If the Palestinians go ahead with building a sewage pipe from the Gaza Strip to the sea, this could cripple the new desalination plant near Ashekelon.

The plant, planned to desalinate 100 million cubic meters of water annually, is due to be inaugurated at the end of the month.

A Water Commission report warns that “if the Ashkelon desalination plant is crippled due to the sewage flowing from the Gaza Strip into the sea, the outcome would be intolerable for Israel’s water sector. Any attempt to lay a pipeline to drain sewage into the sea must be physically stopped.” The report says that in addition to the damage caused by putting the plant out of business, the sewage would pollute Israel’s beaches.

Palestinian water commissioner Fadel Kawash said he was aware of Israel’s concern. However, he noted that all the Israeli settlements in the West Bank channel all their sewage – some 15 million cubic meters a year – into open areas.

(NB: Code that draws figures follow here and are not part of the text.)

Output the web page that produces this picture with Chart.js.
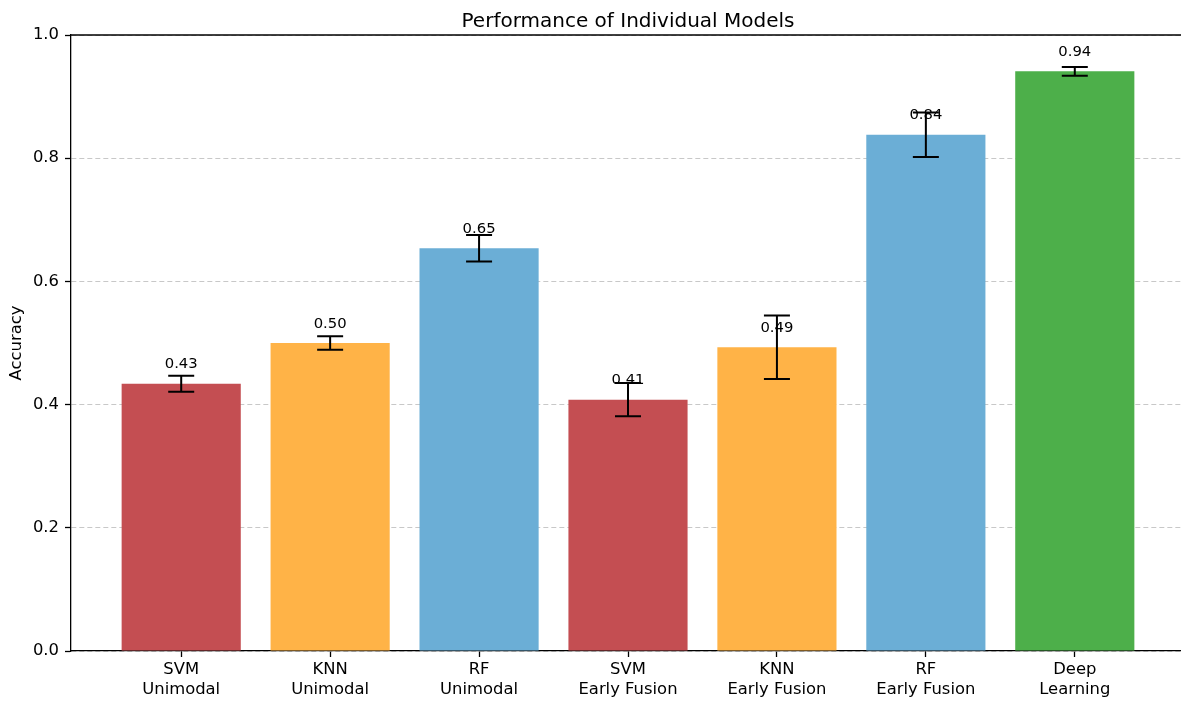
<!DOCTYPE html>
<html>
<head>
<meta charset="utf-8">
<script src="https://cdn.jsdelivr.net/npm/chart.js@4/dist/chart.umd.min.js"></script>
<style>
  html, body { margin: 0; padding: 0; background: #ffffff; overflow: hidden; }
  #wrap { position: relative; width: 1185px; height: 702px; }
</style>
</head>
<body>
<div id="wrap"><canvas id="chart"></canvas></div>
<script>
// Model accuracies (mean and standard deviation over runs)
const modelNames   = ['SVM', 'KNN', 'RF', 'SVM', 'KNN', 'RF', 'Deep'];
const settingNames = ['Unimodal', 'Unimodal', 'Unimodal', 'Early Fusion', 'Early Fusion', 'Early Fusion', 'Learning'];
const accuracy     = [0.434, 0.500, 0.654, 0.408, 0.493, 0.838, 0.941];
const accuracyStd  = [0.013, 0.011, 0.0215, 0.027, 0.0515, 0.036, 0.007];
const yTickValues  = [0, 0.2, 0.4, 0.6, 0.8, 1.0];

// Colour per model family
const FAMILY_COLORS = { SVM: '#c44e52', KNN: '#ffb347', RF: '#6baed6', Deep: '#4daf4a' };

const FONT = 'DejaVu Sans';
Chart.defaults.font.family = FONT;
Chart.defaults.color = '#000000';

const SPINE = '#000000';
const SPINE_W = 1.3;

// Title, top spine, error bars and value labels
const overlay = {
  id: 'overlay',
  afterDraw(chart) {
    const { ctx, chartArea, scales } = chart;
    const y = scales.y;
    ctx.save();
    // title
    ctx.fillStyle = '#000';
    ctx.font = '20px "' + FONT + '"';
    ctx.textAlign = 'center';
    ctx.textBaseline = 'alphabetic';
    ctx.fillText('Performance of Individual Models', (chartArea.left + chartArea.right) / 2, 26.5);
    // top spine
    ctx.strokeStyle = SPINE;
    ctx.lineWidth = SPINE_W;
    ctx.beginPath();
    ctx.moveTo(chartArea.left - SPINE_W / 2, chartArea.top);
    ctx.lineTo(chartArea.right, chartArea.top);
    ctx.stroke();

    const meta = chart.getDatasetMeta(0);
    // value labels
    ctx.font = '14.8px "' + FONT + '"';
    ctx.fillStyle = '#000';
    meta.data.forEach((bar, i) => {
      const v = accuracy[i];
      ctx.fillText(v.toFixed(2), bar.x, y.getPixelForValue(v + 0.025));
    });
    // error bars
    ctx.strokeStyle = '#000';
    ctx.lineWidth = 2;
    const cap = 13;
    meta.data.forEach((bar, i) => {
      const hi = y.getPixelForValue(accuracy[i] + accuracyStd[i]);
      const lo = y.getPixelForValue(accuracy[i] - accuracyStd[i]);
      ctx.beginPath();
      ctx.moveTo(bar.x, hi); ctx.lineTo(bar.x, lo);
      ctx.moveTo(bar.x - cap, hi); ctx.lineTo(bar.x + cap, hi);
      ctx.moveTo(bar.x - cap, lo); ctx.lineTo(bar.x + cap, lo);
      ctx.stroke();
    });
    ctx.restore();
  }
};

new Chart(document.getElementById('chart'), {
  type: 'bar',
  data: {
    datasets: [{
      label: 'Accuracy',
      data: accuracy.map((v, i) => ({ x: i, y: v })),
      backgroundColor: (c) => FAMILY_COLORS[modelNames[c.dataIndex]],
      borderWidth: 0,
      categoryPercentage: 1.0,
      barPercentage: 0.8
    }]
  },
  options: {
    responsive: true,
    maintainAspectRatio: false,
    animation: false,
    layout: { padding: { top: 35, left: 0, right: 0, bottom: 0 } },
    plugins: {
      legend: { display: false },
      title: { display: false },
      tooltip: { enabled: false }
    },
    scales: {
      x: {
        type: 'linear',
        min: -0.74,
        max: 6.74,
        offset: false,
        afterBuildTicks: (scale) => { scale.ticks = modelNames.map((_, i) => ({ value: i })); },
        afterFit: (scale) => { scale.height = 51; },
        ticks: {
          autoSkip: false,
          maxRotation: 0,
          padding: 3,
          font: { size: 16.4, lineHeight: 1.2 },
          color: '#000',
          callback: (value) => [modelNames[value] === 'Deep' ? 'Deep' : modelNames[value], settingNames[value]]
        },
        grid: {
          display: true,
          drawOnChartArea: false,
          drawTicks: true,
          tickLength: 6,
          tickColor: SPINE,
          tickWidth: SPINE_W,
          offset: false
        },
        border: { display: true, color: SPINE, width: SPINE_W }
      },
      y: {
        type: 'linear',
        min: 0,
        max: 1,
        afterBuildTicks: (scale) => { scale.ticks = yTickValues.map(v => ({ value: v })); },
        afterFit: (scale) => { scale.width = 71; },
        ticks: {
          padding: 6,
          font: { size: 16.4 },
          color: '#000',
          callback: (value) => value.toFixed(1)
        },
        grid: {
          display: true,
          drawOnChartArea: true,
          drawTicks: true,
          color: 'rgba(176,176,176,0.7)',
          lineWidth: 1,
          tickLength: 6,
          tickColor: SPINE,
          tickWidth: SPINE_W,
          tickBorderDash: []
        },
        border: { display: true, color: SPINE, width: SPINE_W, dash: [5, 3] },
        title: {
          display: true,
          text: 'Accuracy',
          font: { size: 16.4 },
          color: '#000',
          padding: { top: 7, bottom: 0 }
        }
      }
    }
  },
  plugins: [overlay]
});
</script>
</body>
</html>
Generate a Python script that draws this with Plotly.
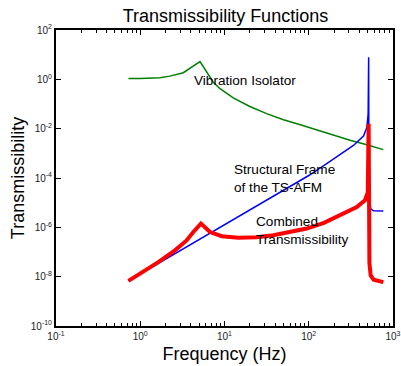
import plotly.graph_objects as go

# ---------------- data ----------------
iso_freq = [0.724, 1.0, 1.7, 2.25, 3.24, 5.12, 7.36, 8.85, 12.7, 20.0, 31.6,
            50.1, 79.4, 123.0, 195.0, 309.0, 490.0, 767.0]
iso_T = [1.07, 1.07, 1.17, 1.35, 1.86, 5.25, 0.76, 0.417, 0.178, 0.0794,
         0.0407, 0.0229, 0.0145, 0.00891, 0.00537, 0.00339, 0.00224, 0.00141]

frame_freq = [0.724, 3.16, 10.0, 31.6, 100.0, 158.5, 234.4, 338.8, 446.7,
              489.8, 507.0, 514.0, 517.6, 524.8, 543.3, 588.8, 767.4]
frame_T = [6.76e-9, 1.29e-7, 1.29e-6, 1.29e-5, 1.26e-4, 3.55e-4, 8.91e-4,
           2.09e-3, 5.01e-3, 1.12e-2, 3.98e-2, 7.94, 1.0e-4, 1.58e-5,
           5.62e-6, 4.68e-6, 4.57e-6]

comb_freq = [0.724, 1.637, 2.582, 3.548, 4.266, 5.248, 6.730, 9.268, 14.59,
             23.99, 38.02, 60.26, 94.41, 151.4, 234.4, 371.5, 464.5, 501.2,
             514.0, 517.6, 524.8, 543.3, 588.8, 767.4]
comb_T = [6.76e-9, 3.89e-8, 1.17e-7, 2.95e-7, 6.46e-7, 1.41e-6, 6.46e-7,
          4.37e-7, 3.80e-7, 3.98e-7, 4.79e-7, 6.31e-7, 8.91e-7, 1.51e-6,
          3.09e-6, 6.61e-6, 1.26e-5, 2.51e-5, 1.58e-2, 3.16e-7, 3.55e-8,
          1.12e-8, 7.59e-9, 6.03e-9]

x_tickvals = [0.1, 1, 10, 100, 1000]
x_ticktext = ["10<sup>-1</sup>", "10<sup>0</sup>", "10<sup>1</sup>",
              "10<sup>2</sup>", "10<sup>3</sup>"]
y_tickvals = [1e-10, 1e-8, 1e-6, 1e-4, 1e-2, 1, 100]
y_ticktext = ["10<sup>-10</sup>", "10<sup>-8</sup>", "10<sup>-6</sup>",
              "10<sup>-4</sup>", "10<sup>-2</sup>", "10<sup>0</sup>",
              "10<sup>2</sup>"]
x_minor = [m * 10 ** e for e in range(-1, 3) for m in range(2, 10)]

FONT = "Arial, Liberation Sans, sans-serif"

fig = go.Figure()
fig.add_trace(go.Scatter(x=iso_freq, y=iso_T, mode="lines",
                         line=dict(color="#008000", width=1.5),
                         name="Vibration Isolator"))
fig.add_trace(go.Scatter(x=frame_freq, y=frame_T, mode="lines",
                         line=dict(color="#0000ff", width=1.5),
                         name="Structural Frame"))
fig.add_trace(go.Scatter(x=comb_freq, y=comb_T, mode="lines",
                         line=dict(color="#ff0000", width=4),
                         name="Combined"))

axis_common = dict(
    showline=True, linecolor="black", linewidth=2, mirror="ticks",
    ticks="inside", ticklen=5, tickwidth=1, tickcolor="black",
    showgrid=False, zeroline=False, automargin=False,
    tickfont=dict(family=FONT, size=10, color="#222"),
)

fig.update_xaxes(type="log", range=[-1, 3], tickmode="array",
                 tickvals=x_tickvals, ticktext=x_ticktext,
                 minor=dict(tickmode="array", tickvals=x_minor, ticks="inside",
                            ticklen=3, tickwidth=1, tickcolor="black",
                            showgrid=False),
                 title=dict(text="Frequency (Hz)",
                            font=dict(family=FONT, size=18, color="black"),
                            standoff=6),
                 **axis_common)
fig.update_yaxes(type="log", range=[-10, 2], tickmode="array",
                 tickvals=y_tickvals, ticktext=y_ticktext,
                 title=dict(text="Transmissibility",
                            font=dict(family=FONT, size=18, color="black"),
                            standoff=1),
                 **axis_common)

ann_font = dict(family=FONT, size=13.6, color="black")
fig.add_annotation(text="Vibration Isolator", xref="paper", yref="paper",
                   x=0.4035, y=0.828, xanchor="left", yanchor="middle",
                   showarrow=False, font=ann_font)
fig.add_annotation(text="Structural Frame<br>of the TS-AFM", xref="paper",
                   yref="paper", x=0.522, y=0.497, xanchor="left",
                   yanchor="middle", align="left", showarrow=False,
                   font=ann_font)
fig.add_annotation(text="Combined<br>Transmissibility", xref="paper",
                   yref="paper", x=0.588, y=0.321, xanchor="left",
                   yanchor="middle", align="left", showarrow=False,
                   font=ann_font)

fig.update_layout(
    width=401, height=366,
    margin=dict(l=56, r=8, t=30, b=40, autoexpand=False),
    paper_bgcolor="white", plot_bgcolor="white",
    showlegend=False,
    title=dict(text="Transmissibility Functions", x=0.5623, xanchor="center",
               y=0.9563, yanchor="middle", yref="container",
               font=dict(family=FONT, size=18, color="black")),
)

fig.write_html("out.html",
               config={"displayModeBar": False},
               post_script="document.body.style.margin='0';"
                           "document.body.style.padding='0';")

A 4,000-square meter sewage pond is sitting near Wadi Hanun in the northern Gaza Strip, and sewage water already flows from there into Israel. There is only one sewage pipe from Gaza City into the sea, near Sheikh Ajlin.

Five donor states, including the United States and the European Union, were ready to assist with sewage removal projects in the Gaza Strip. However, they all stopped working on these plans during the conflict years, and only the Swedes have recently returned to the region.

Sources in the Water Commission say that one way to pressure the Palestinians to avoid laying the sewage pipe is by means of the donor states.